The roar of a Dakota, a Lancaster bomber and a Spitfire split the skies above Normandy yesterday as Sheffield veterans attended a sun-soaked ceremony in tribute to their D-Day comrades.
Today 11 veterans from South Yorkshire will be among 650 from around Great Britain attending international commemorations in front of heads of state, including the Queen and US President Barack Obama, from 17 countries.
But yesterday they were among hundreds who packed into a tiny field in the town of Colleville-Montgomery - renamed in honour of their charismatic leader Field Marshal Montgomery who led the troops in Normandy - for an open air church service.
In the sky above them, breathtaking World War Two aircraft followed the blazing vapour trail of the Red Arrows in a spectacular fly-past.
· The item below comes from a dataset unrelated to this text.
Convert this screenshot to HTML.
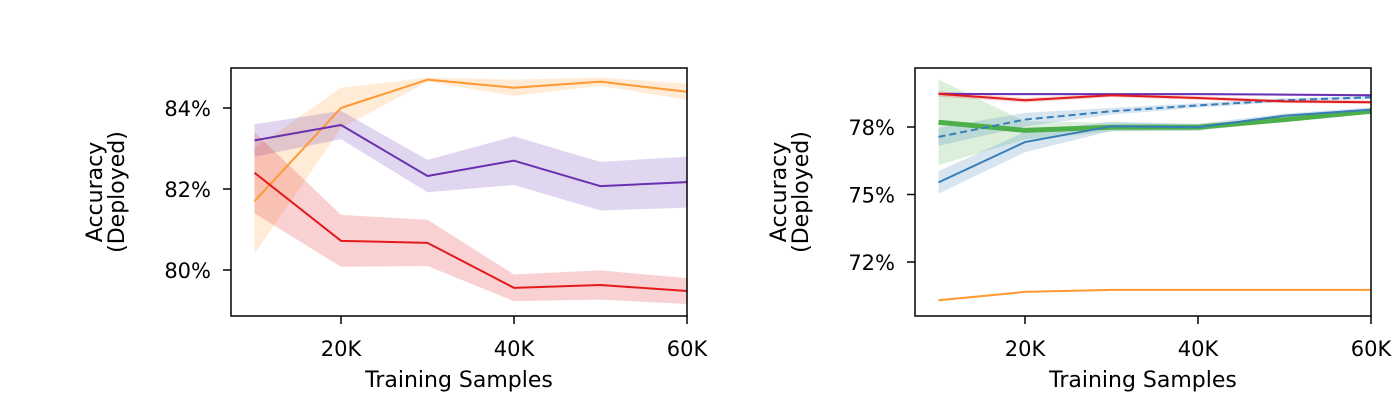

Over Sword beach, parachutists dropped from the clouds under poppy-red canopies against a bright blue sky.
Bert Holmshaw, formerly of Jordanthorpe, who landed on Sword beach exactly 70 years ago today with the 3rd British Infantry Division, had travelled to Normandy with his daughter Christine.
He met ‘Monty’ face-to-face early in 1944 when he visited the troops training in Fort George, Scotland.
“I was in REME attached to the Royal Artillery, and he said, ‘Aaah, REME’. That’s all! But the fact he acknowledged we were there was enough. He was a busy man, and held in very high regard by everyone. He was sharp tongued. When he said anything it came out like rifle bullets.”